To Rebuild Houston ‘You Have To Reimagine It’

“We’ve got to come up with new thinking to address the new norm, which is much larger storms than we’ve had in the past.”

By Michael MarksAugust 20, 2018 5:48 pm,

Vital to rebuilding Houston after Hurricane Harvey is formulating a plan for what the city will look like in the future. And one of the biggest questions is whether the effects of future hurricanes can be mitigated.

Jim Blackburn is an environmental lawyer and co-director of Rice University’s center on Severe Storm Prediction, Education and Evacuation from Disasters in Houston. He says that stakeholders in Houston’s infrastructure have responded to Harvey positively.

“Well I think we’ve had a number [of] very positive steps in the short term. Among those we’ve got appropriations from Congress, the potential of federal money from Army Core of Engineers, federal money from the Department of Housing and Urban Development, and we’ve got a bond issue that’s being set up for an election coming up August 25,” he says.

However, in the longer term Blackburn says he thinks there are some things they have yet to get right.

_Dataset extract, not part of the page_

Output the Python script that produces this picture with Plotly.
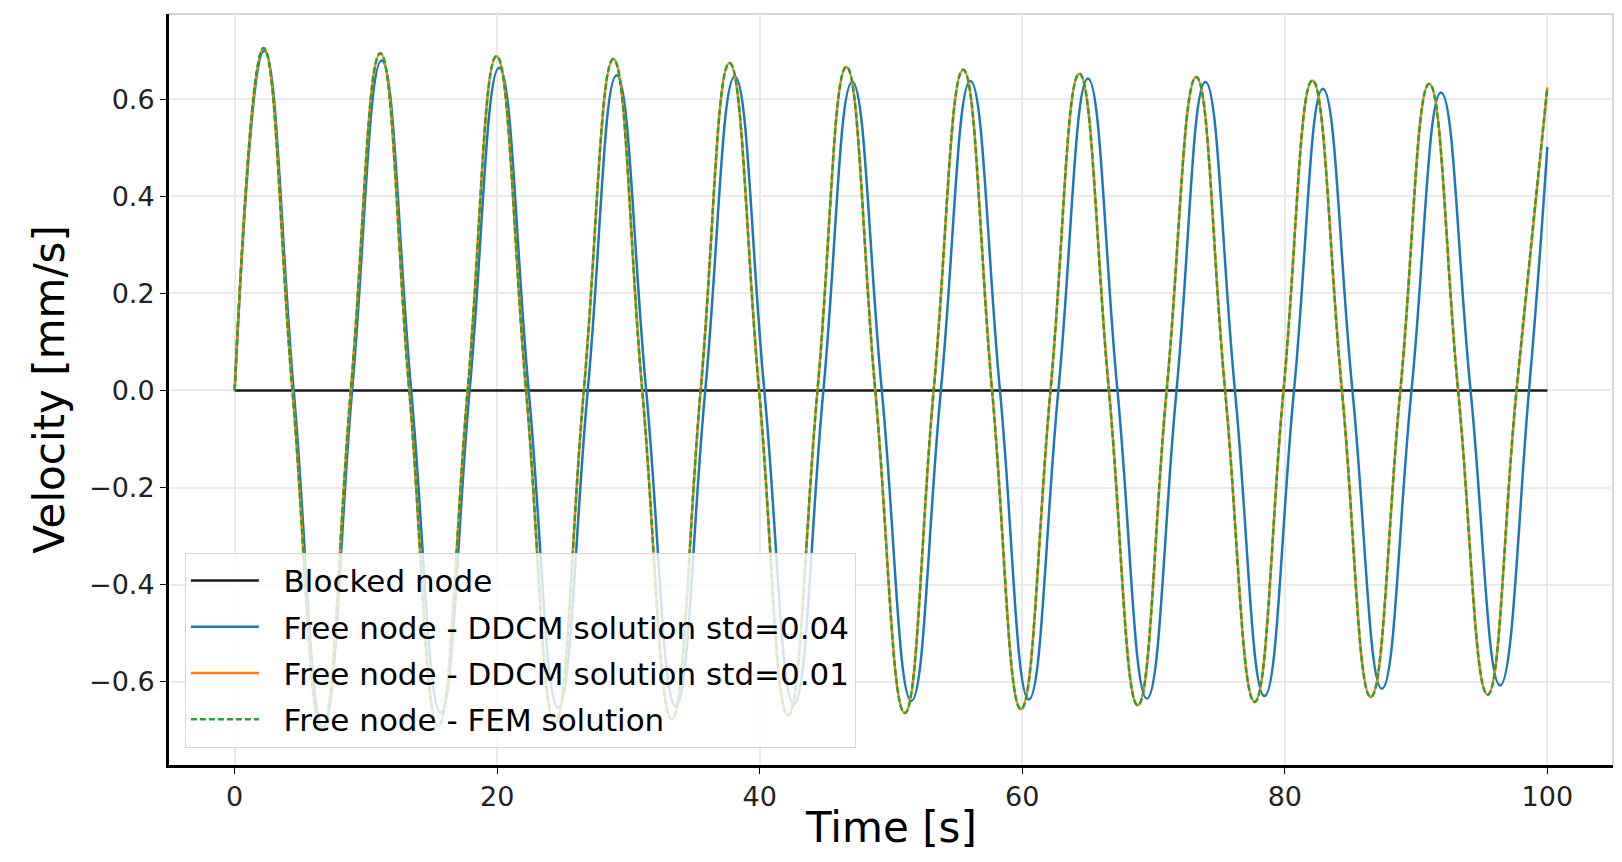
import plotly.graph_objects as go

# ---------------- data ----------------
# Blocked node: zero velocity over the whole time span
blocked_t = [0, 100]
blocked_v = [0.0, 0.0]

# Free node - FEM solution: key points (start, peaks, zero crossings, troughs, end)
fem_t = [0, 2.2, 4.4, 6.65, 8.85, 11.1, 13.3, 15.5, 17.75, 19.95, 22.2, 24.4,
         26.6, 28.85, 31.05, 33.3, 35.5, 37.7, 39.95, 42.15, 44.4, 46.6, 48.8,
         51.05, 53.25, 55.5, 57.7, 59.9, 62.15, 64.35, 66.6, 68.8, 71.0, 73.25,
         75.45, 77.7, 79.9, 82.1, 84.35, 86.55, 88.8, 91.0, 93.2, 95.45, 97.65, 100]
fem_v = [0, 0.706, 0, -0.700, 0, 0.695, 0, -0.692, 0, 0.689, 0, -0.685,
         0, 0.683, 0, -0.678, 0, 0.675, 0, -0.670, 0, 0.667, 0,
         -0.665, 0, 0.661, 0, -0.657, 0, 0.653, 0, -0.649, 0, 0.646,
         0, -0.642, 0, 0.639, 0, -0.632, 0, 0.632, 0, -0.627, 0, 0.625]

# Free node - DDCM solution std=0.01 (visually identical to FEM)
ddcm01_t = list(fem_t)
ddcm01_v = list(fem_v)

# Free node - DDCM solution std=0.04 (slightly longer period)
ddcm04_t = [0, 2.25, 4.5, 6.75, 8.95, 11.2, 13.45, 15.7, 17.9, 20.15, 22.4, 24.65,
            26.9, 29.1, 31.35, 33.6, 35.85, 38.1, 40.35, 42.6, 44.85, 47.05, 49.3,
            51.55, 53.8, 56.05, 58.3, 60.5, 62.75, 65.0, 67.25, 69.5, 71.75, 73.95,
            76.2, 78.45, 80.7, 82.9, 85.15, 87.4, 89.65, 91.9, 94.15, 96.4, 98.6, 100]
ddcm04_v = [0, 0.700, 0, -0.695, 0, 0.680, 0, -0.664, 0, 0.665, 0, -0.654,
            0, 0.650, 0, -0.651, 0, 0.647, 0, -0.647, 0, 0.636, 0,
            -0.640, 0, 0.638, 0, -0.637, 0, 0.643, 0, -0.635, 0, 0.636,
            0, -0.630, 0, 0.622, 0, -0.615, 0, 0.614, 0, -0.608, 0, 0.502]

series_names = ["Blocked node",
                "Free node - DDCM solution std=0.04",
                "Free node - DDCM solution std=0.01",
                "Free node - FEM solution"]

x_title = "Time [s]"
y_title = "Velocity [mm/s]"
x_ticks = [0, 20, 40, 60, 80, 100]
y_ticks = [-0.6, -0.4, -0.2, 0.0, 0.2, 0.4, 0.6]
y_tick_text = ["\u22120.6", "\u22120.4", "\u22120.2", "0.0", "0.2", "0.4", "0.6"]

# ---------------- figure ----------------
FONT = "DejaVu Sans"
LW = 2.5
PAD = "\u00a0\u00a0"  # gap between legend line sample and label
fig = go.Figure()

fig.add_trace(go.Scatter(x=blocked_t, y=blocked_v, mode="lines",
                         name=PAD + series_names[0], legendgroup="a",
                         line=dict(color="#1a1a1a", width=LW)))
fig.add_trace(go.Scatter(x=ddcm04_t, y=ddcm04_v, mode="lines",
                         name=PAD + series_names[1], legendgroup="b",
                         line=dict(color="#1f77b4", width=LW, shape="spline", smoothing=1.3)))
fig.add_trace(go.Scatter(x=ddcm01_t, y=ddcm01_v, mode="lines",
                         name=PAD + series_names[2], legendgroup="c",
                         line=dict(color="#ff7f0e", width=LW, shape="spline", smoothing=1.3)))
fig.add_trace(go.Scatter(x=fem_t, y=fem_v, mode="lines",
                         name=PAD + series_names[3], legendgroup="d",
                         line=dict(color="#2ca02c", width=LW, dash="6px,3px",
                                   shape="spline", smoothing=1.3)))

fig.update_layout(
    width=1606, height=846,
    autosize=False,
    paper_bgcolor="white", plot_bgcolor="white",
    margin=dict(l=161, r=1, t=6, b=89, autoexpand=False),
    font=dict(family=FONT, color="black", size=24),
    showlegend=True,
    legend=dict(
        x=0.011, y=0.023, xanchor="left", yanchor="bottom",
        bgcolor="rgba(255,255,255,0.8)", bordercolor="#d6d6d6", borderwidth=1,
        font=dict(family=FONT, size=31, color="black"),
        traceorder="grouped", tracegroupgap=3, itemwidth=68,
    ),
    shapes=[
        dict(type="line", xref="paper", yref="paper", x0=0, x1=1, y0=1, y1=1,
             line=dict(color="#c8c8c8", width=1.5), layer="below"),
        dict(type="line", xref="paper", yref="paper", x0=1, x1=1, y0=0, y1=1,
             line=dict(color="#c8c8c8", width=1.5), layer="below"),
    ],
    annotations=[
        dict(text=x_title, xref="paper", yref="paper", x=0.5, y=0,
             xanchor="center", yanchor="middle", yshift=-62, showarrow=False,
             font=dict(family=FONT, size=42, color="black")),
    ],
)

fig.update_xaxes(
    range=[-5, 105], tickvals=x_ticks, ticktext=[str(v) for v in x_ticks],
    showgrid=True, gridcolor="#ebebeb", gridwidth=1.5,
    showline=True, linecolor="black", linewidth=3,
    ticks="outside", ticklen=6, tickwidth=1.2, tickcolor="black",
    tickfont=dict(family=FONT, size=27, color="#222"),
    zeroline=False, automargin=False,
)
fig.update_yaxes(
    range=[-0.772, 0.776], tickvals=y_ticks, ticktext=y_tick_text,
    showgrid=True, gridcolor="#ebebeb", gridwidth=1.5,
    showline=True, linecolor="black", linewidth=3,
    ticks="outside", ticklen=6, tickwidth=1.2, tickcolor="black",
    tickfont=dict(family=FONT, size=27, color="#222"),
    zeroline=False, automargin=True,
    title=dict(text=y_title, font=dict(family=FONT, size=42, color="black"), standoff=12),
)

fig.write_html("out.html")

“Honestly, I don’t think we have yet a good overall plan,” he says. “We need to do things differently then we’ve done in the past and we’ve got to come up with new thinking to address the new norm, which is much larger storms than we’ve had in the past. And the reality that we really can’t banish waters from this community. We can’t make it go underground or into channels. We are going to have to live with water.”

One of the things that’s needed to help with rebuilding after Harvey, Blackburn says, is “just really having a good public discussion about this. I think that in large part we’ve left flood control and flood management to experts and as a general rule much of the public hasn’t gotten involved.”

Blackburn says that the construction industry has driven the development of Houston’s landscape for years, and that the city needs to come is a new realization that it should do things differently. Starting with a new map.

“We are getting, for example, a new flood plane map. Our 100-year flood plane map is obsolete, it is too small. It does not describe the areas that are really flood prone.”

Once the correct maps are in place, Blackburn says that is the first step to structurally reshaping the city to mitigate the damage from a future storm.

“We will have a very different looking Houston in 20 years than we have today,” he says.